*Given exercise:*
Quote the data below in full, minus the images.

*Recorded data:*
━━━━
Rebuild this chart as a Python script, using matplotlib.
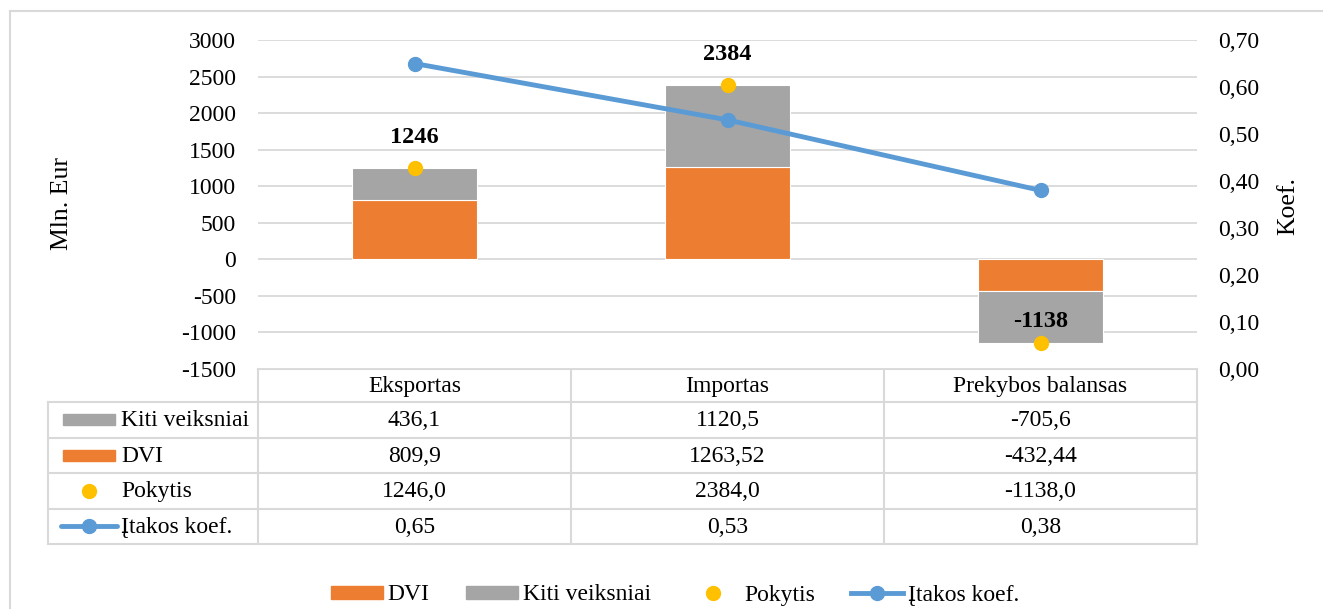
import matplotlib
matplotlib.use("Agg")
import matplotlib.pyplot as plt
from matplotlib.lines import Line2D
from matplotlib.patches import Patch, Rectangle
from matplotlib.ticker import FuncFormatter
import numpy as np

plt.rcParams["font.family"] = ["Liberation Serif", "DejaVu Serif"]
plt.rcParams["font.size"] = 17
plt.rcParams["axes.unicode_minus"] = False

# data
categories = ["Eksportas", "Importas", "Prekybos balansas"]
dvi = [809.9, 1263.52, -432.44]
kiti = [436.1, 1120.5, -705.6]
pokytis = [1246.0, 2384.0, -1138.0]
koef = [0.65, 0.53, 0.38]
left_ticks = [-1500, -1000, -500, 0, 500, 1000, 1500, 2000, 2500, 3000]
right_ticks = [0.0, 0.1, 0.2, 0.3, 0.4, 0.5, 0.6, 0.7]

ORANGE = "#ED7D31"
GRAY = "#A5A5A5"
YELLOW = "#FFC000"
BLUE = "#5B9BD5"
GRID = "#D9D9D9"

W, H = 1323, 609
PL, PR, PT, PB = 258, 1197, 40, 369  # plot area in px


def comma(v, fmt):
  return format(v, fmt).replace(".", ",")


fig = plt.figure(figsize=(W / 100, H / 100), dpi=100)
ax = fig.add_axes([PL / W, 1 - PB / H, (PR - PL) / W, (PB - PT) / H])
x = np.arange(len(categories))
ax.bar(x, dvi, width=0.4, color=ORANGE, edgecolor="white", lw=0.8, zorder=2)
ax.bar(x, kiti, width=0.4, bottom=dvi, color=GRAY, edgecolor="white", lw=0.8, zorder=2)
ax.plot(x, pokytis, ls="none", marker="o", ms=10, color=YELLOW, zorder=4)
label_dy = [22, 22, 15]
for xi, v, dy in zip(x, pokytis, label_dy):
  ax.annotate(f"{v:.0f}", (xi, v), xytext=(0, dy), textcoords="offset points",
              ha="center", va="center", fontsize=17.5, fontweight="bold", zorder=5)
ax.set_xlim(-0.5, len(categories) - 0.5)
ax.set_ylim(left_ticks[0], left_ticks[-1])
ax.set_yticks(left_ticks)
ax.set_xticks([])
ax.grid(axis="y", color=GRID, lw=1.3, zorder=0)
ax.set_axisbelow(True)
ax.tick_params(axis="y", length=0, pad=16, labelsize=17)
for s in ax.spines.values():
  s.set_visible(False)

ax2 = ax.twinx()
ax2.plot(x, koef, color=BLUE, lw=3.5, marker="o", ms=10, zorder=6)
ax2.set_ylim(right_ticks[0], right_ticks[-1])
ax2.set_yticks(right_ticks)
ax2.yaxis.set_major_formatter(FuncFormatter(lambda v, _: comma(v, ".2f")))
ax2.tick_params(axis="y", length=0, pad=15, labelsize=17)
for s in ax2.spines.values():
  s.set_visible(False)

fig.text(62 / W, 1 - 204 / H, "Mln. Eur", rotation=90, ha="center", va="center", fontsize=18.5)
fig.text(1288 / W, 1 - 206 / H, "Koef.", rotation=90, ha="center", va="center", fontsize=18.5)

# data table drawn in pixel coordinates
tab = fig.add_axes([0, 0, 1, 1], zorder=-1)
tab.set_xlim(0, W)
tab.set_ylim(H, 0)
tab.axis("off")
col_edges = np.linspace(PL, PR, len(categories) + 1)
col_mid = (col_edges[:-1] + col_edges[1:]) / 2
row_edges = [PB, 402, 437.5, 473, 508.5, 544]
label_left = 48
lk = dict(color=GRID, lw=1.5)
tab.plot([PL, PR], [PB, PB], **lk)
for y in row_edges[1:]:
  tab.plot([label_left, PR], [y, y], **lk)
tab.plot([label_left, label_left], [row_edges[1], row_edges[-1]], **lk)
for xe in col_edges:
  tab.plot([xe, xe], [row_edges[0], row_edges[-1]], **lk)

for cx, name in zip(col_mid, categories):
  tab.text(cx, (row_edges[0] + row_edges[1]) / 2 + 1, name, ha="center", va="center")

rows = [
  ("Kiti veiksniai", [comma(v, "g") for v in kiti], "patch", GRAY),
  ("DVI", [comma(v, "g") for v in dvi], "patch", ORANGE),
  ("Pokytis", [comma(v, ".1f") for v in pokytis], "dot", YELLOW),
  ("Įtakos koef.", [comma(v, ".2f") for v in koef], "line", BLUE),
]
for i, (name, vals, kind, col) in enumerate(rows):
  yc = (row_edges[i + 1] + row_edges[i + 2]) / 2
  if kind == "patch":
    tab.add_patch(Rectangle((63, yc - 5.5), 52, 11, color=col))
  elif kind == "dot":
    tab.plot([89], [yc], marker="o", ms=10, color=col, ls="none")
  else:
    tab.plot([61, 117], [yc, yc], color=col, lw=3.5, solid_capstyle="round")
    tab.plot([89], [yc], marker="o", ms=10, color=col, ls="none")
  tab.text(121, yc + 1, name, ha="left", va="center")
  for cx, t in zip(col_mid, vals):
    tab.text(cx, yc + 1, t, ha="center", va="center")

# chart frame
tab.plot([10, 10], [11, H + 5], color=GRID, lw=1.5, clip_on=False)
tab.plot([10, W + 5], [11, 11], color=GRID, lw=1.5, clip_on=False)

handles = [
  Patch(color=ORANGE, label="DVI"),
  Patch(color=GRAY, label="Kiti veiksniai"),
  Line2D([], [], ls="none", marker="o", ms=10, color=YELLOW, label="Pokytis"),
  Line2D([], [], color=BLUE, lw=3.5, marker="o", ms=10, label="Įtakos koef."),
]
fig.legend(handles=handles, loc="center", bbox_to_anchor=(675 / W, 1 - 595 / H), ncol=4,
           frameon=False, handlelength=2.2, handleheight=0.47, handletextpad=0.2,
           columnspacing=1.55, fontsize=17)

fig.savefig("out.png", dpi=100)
━━━━
*Solution to this problem:*
Rebuild this chart as a Python script, using matplotlib.
import matplotlib
matplotlib.use("Agg")
import matplotlib.pyplot as plt
from matplotlib.lines import Line2D
from matplotlib.patches import Patch, Rectangle
from matplotlib.ticker import FuncFormatter
import numpy as np

plt.rcParams["font.family"] = ["Liberation Serif", "DejaVu Serif"]
plt.rcParams["font.size"] = 17
plt.rcParams["axes.unicode_minus"] = False

# data
categories = ["Eksportas", "Importas", "Prekybos balansas"]
dvi = [809.9, 1263.52, -432.44]
kiti = [436.1, 1120.5, -705.6]
pokytis = [1246.0, 2384.0, -1138.0]
koef = [0.65, 0.53, 0.38]
left_ticks = [-1500, -1000, -500, 0, 500, 1000, 1500, 2000, 2500, 3000]
right_ticks = [0.0, 0.1, 0.2, 0.3, 0.4, 0.5, 0.6, 0.7]

ORANGE = "#ED7D31"
GRAY = "#A5A5A5"
YELLOW = "#FFC000"
BLUE = "#5B9BD5"
GRID = "#D9D9D9"

W, H = 1323, 609
PL, PR, PT, PB = 258, 1197, 40, 369  # plot area in px


def comma(v, fmt):
  return format(v, fmt).replace(".", ",")


fig = plt.figure(figsize=(W / 100, H / 100), dpi=100)
ax = fig.add_axes([PL / W, 1 - PB / H, (PR - PL) / W, (PB - PT) / H])
x = np.arange(len(categories))
ax.bar(x, dvi, width=0.4, color=ORANGE, edgecolor="white", lw=0.8, zorder=2)
ax.bar(x, kiti, width=0.4, bottom=dvi, color=GRAY, edgecolor="white", lw=0.8, zorder=2)
ax.plot(x, pokytis, ls="none", marker="o", ms=10, color=YELLOW, zorder=4)
label_dy = [22, 22, 15]
for xi, v, dy in zip(x, pokytis, label_dy):
  ax.annotate(f"{v:.0f}", (xi, v), xytext=(0, dy), textcoords="offset points",
              ha="center", va="center", fontsize=17.5, fontweight="bold", zorder=5)
ax.set_xlim(-0.5, len(categories) - 0.5)
ax.set_ylim(left_ticks[0], left_ticks[-1])
ax.set_yticks(left_ticks)
ax.set_xticks([])
ax.grid(axis="y", color=GRID, lw=1.3, zorder=0)
ax.set_axisbelow(True)
ax.tick_params(axis="y", length=0, pad=16, labelsize=17)
for s in ax.spines.values():
  s.set_visible(False)

ax2 = ax.twinx()
ax2.plot(x, koef, color=BLUE, lw=3.5, marker="o", ms=10, zorder=6)
ax2.set_ylim(right_ticks[0], right_ticks[-1])
ax2.set_yticks(right_ticks)
ax2.yaxis.set_major_formatter(FuncFormatter(lambda v, _: comma(v, ".2f")))
ax2.tick_params(axis="y", length=0, pad=15, labelsize=17)
for s in ax2.spines.values():
  s.set_visible(False)

fig.text(62 / W, 1 - 204 / H, "Mln. Eur", rotation=90, ha="center", va="center", fontsize=18.5)
fig.text(1288 / W, 1 - 206 / H, "Koef.", rotation=90, ha="center", va="center", fontsize=18.5)

# data table drawn in pixel coordinates
tab = fig.add_axes([0, 0, 1, 1], zorder=-1)
tab.set_xlim(0, W)
tab.set_ylim(H, 0)
tab.axis("off")
col_edges = np.linspace(PL, PR, len(categories) + 1)
col_mid = (col_edges[:-1] + col_edges[1:]) / 2
row_edges = [PB, 402, 437.5, 473, 508.5, 544]
label_left = 48
lk = dict(color=GRID, lw=1.5)
tab.plot([PL, PR], [PB, PB], **lk)
for y in row_edges[1:]:
  tab.plot([label_left, PR], [y, y], **lk)
tab.plot([label_left, label_left], [row_edges[1], row_edges[-1]], **lk)
for xe in col_edges:
  tab.plot([xe, xe], [row_edges[0], row_edges[-1]], **lk)

for cx, name in zip(col_mid, categories):
  tab.text(cx, (row_edges[0] + row_edges[1]) / 2 + 1, name, ha="center", va="center")

rows = [
  ("Kiti veiksniai", [comma(v, "g") for v in kiti], "patch", GRAY),
  ("DVI", [comma(v, "g") for v in dvi], "patch", ORANGE),
  ("Pokytis", [comma(v, ".1f") for v in pokytis], "dot", YELLOW),
  ("Įtakos koef.", [comma(v, ".2f") for v in koef], "line", BLUE),
]
for i, (name, vals, kind, col) in enumerate(rows):
  yc = (row_edges[i + 1] + row_edges[i + 2]) / 2
  if kind == "patch":
    tab.add_patch(Rectangle((63, yc - 5.5), 52, 11, color=col))
  elif kind == "dot":
    tab.plot([89], [yc], marker="o", ms=10, color=col, ls="none")
  else:
    tab.plot([61, 117], [yc, yc], color=col, lw=3.5, solid_capstyle="round")
    tab.plot([89], [yc], marker="o", ms=10, color=col, ls="none")
  tab.text(121, yc + 1, name, ha="left", va="center")
  for cx, t in zip(col_mid, vals):
    tab.text(cx, yc + 1, t, ha="center", va="center")

# chart frame
tab.plot([10, 10], [11, H + 5], color=GRID, lw=1.5, clip_on=False)
tab.plot([10, W + 5], [11, 11], color=GRID, lw=1.5, clip_on=False)

handles = [
  Patch(color=ORANGE, label="DVI"),
  Patch(color=GRAY, label="Kiti veiksniai"),
  Line2D([], [], ls="none", marker="o", ms=10, color=YELLOW, label="Pokytis"),
  Line2D([], [], color=BLUE, lw=3.5, marker="o", ms=10, label="Įtakos koef."),
]
fig.legend(handles=handles, loc="center", bbox_to_anchor=(675 / W, 1 - 595 / H), ncol=4,
           frameon=False, handlelength=2.2, handleheight=0.47, handletextpad=0.2,
           columnspacing=1.55, fontsize=17)

fig.savefig("out.png", dpi=100)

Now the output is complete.